現在地 HOME > 掲示板 ★阿修羅♪ |
|
アメリカのムーディーズが「近く日本の国債の格付けを引き下げる」という観測が市場で広がっている。日本の国債の格付け、正確に言えば日本政府が円建てで発行する長期国債の格付けだ。現在は21段階あるうちの上から数えて4番目の「Aa3」。ムーディーズの格付けで見れば、先進7カ国中イタリアと並んで既に最下位にいる。
●Aa3以下で先進7カ国中ワースト1に
これが、仮に引き下げられれば先進国の後塵を拝することになる。その理由としては、デフレ経済の中で日本政府の債務負担が増加し、将来、財政状態が破綻状態に陥る可能性が高いというわけだ。それに、アメリカ政府自身ももイライラを隠さない小泉改革の遅れも懸念を強める結果につながっている。
国債の償還は、将来の税収で行うもの。したがって国内経済の成長力が回復しない限り、日本の財政は行き詰まる事が必然だという意味になる。こうした動きに対して、日本政府が恥も外聞も無く、日本の経済力から見て国債の格付けはすでに引き過ぎる水準にあると「抗議文」を送りつけている。
●「1段階でなく2段階引き下げ」の懸念も
そうした中で、金融当局では、格付けの引き下げを確実視する一方で、その引き下げる幅を警戒している。1段階なら問題はない。しかし、2段階引き下げられ「A2」となった場合、これと連動している4大メガバンクの格付けの引き下げが深刻な金融不安を招く可能性があるためだ。

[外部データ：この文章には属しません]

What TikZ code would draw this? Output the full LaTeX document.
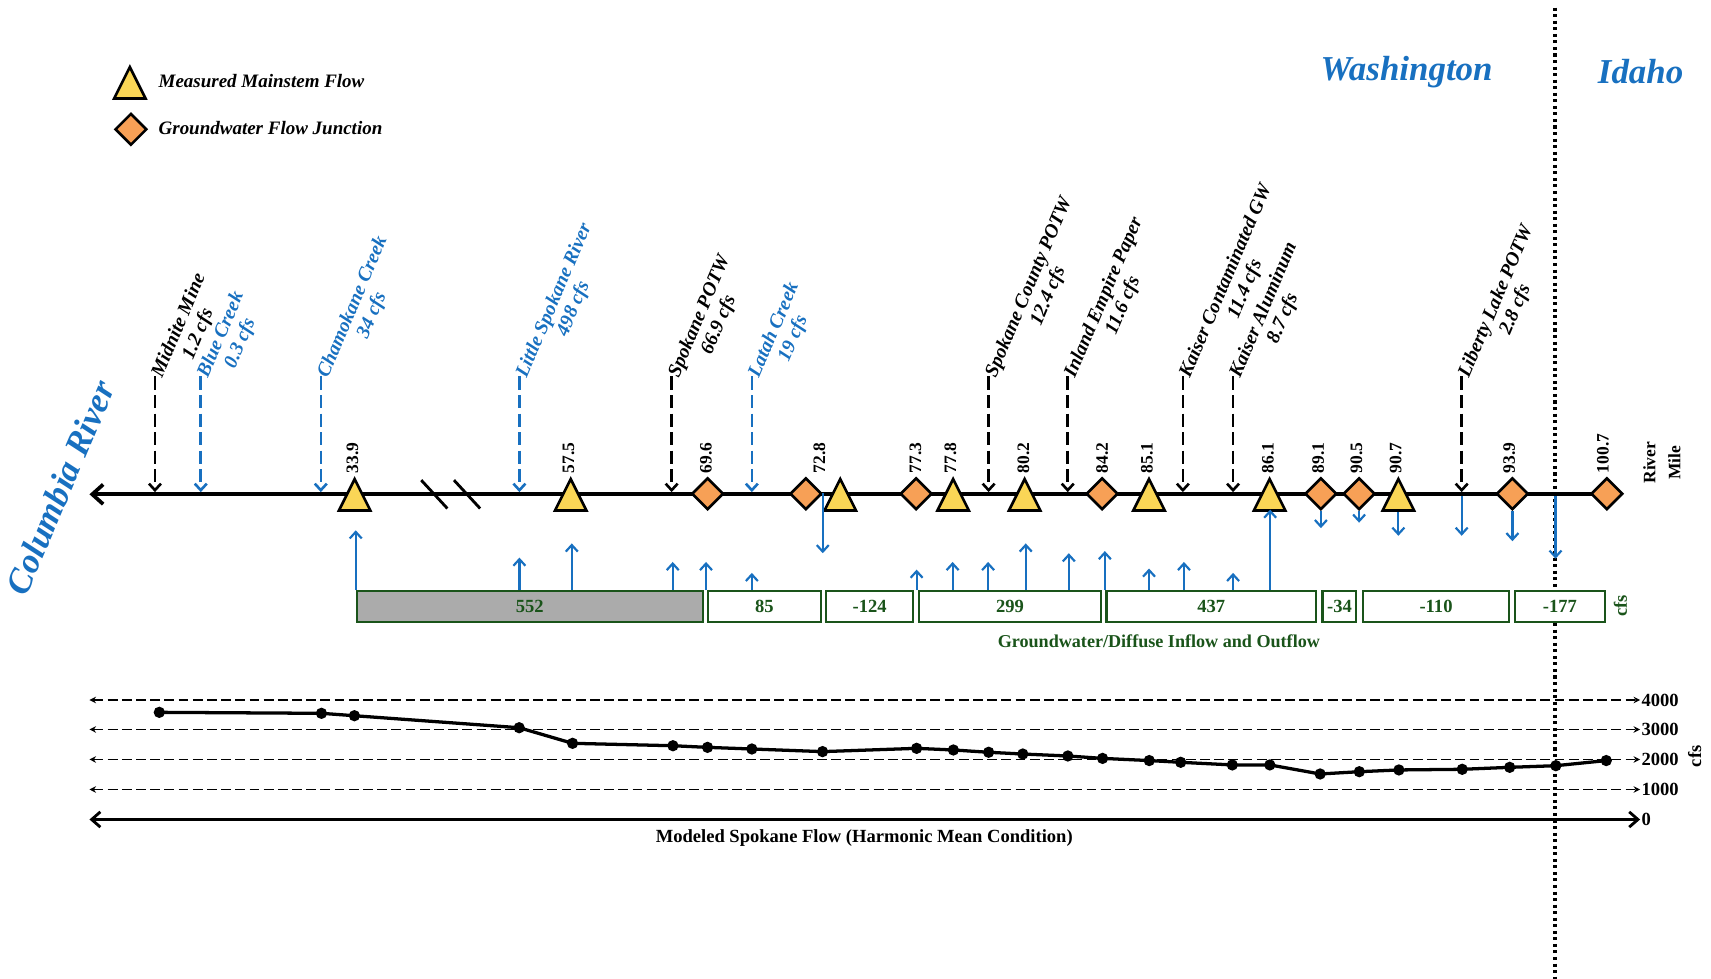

●4大メガバンクに多大な影響〜一部金融機関が“投資不適格”判断に?
仮に国債が「A2」に引き下げられた場合、主要行の債務も格下げされ4メガバンクの債務の一部がジャンク化、つまり“投資不適格”と判断され、海外からの資金調達が困難になると予想されている。それだけではない、格下げをきっかけに債権市場が混乱、長期金利の上昇を引き起こせば、不況下の金利高という最悪の事態を招く。国民生活に深刻な影響を与えるだけでなく、国債を大量に保有している4大メガバンクの財務に与える影響は極めて甚大だ。
●ムーディーズ〜引き下げのタイミングはかる?
そうなれば、1度は回避できたと見られた金融危機が現実のものになる可能性が極めて高くなってくる。ムーディーズは、これまでもアメリカ政府の意向を受けて、政治的な動きを見せてきた。そのムーディーズが、いまのところ日本政府からの反論に対しても沈黙を続けている。じっと、引き下げのタイミングをはかっているかに見える。つまり、日本の金融の命運は、ムーディーズというアメリカ政府の代理人に握られていると言っても過言ではあるまい。まさしく当局は「黒船来航」のタイミングを息を呑んで見つめているようだ。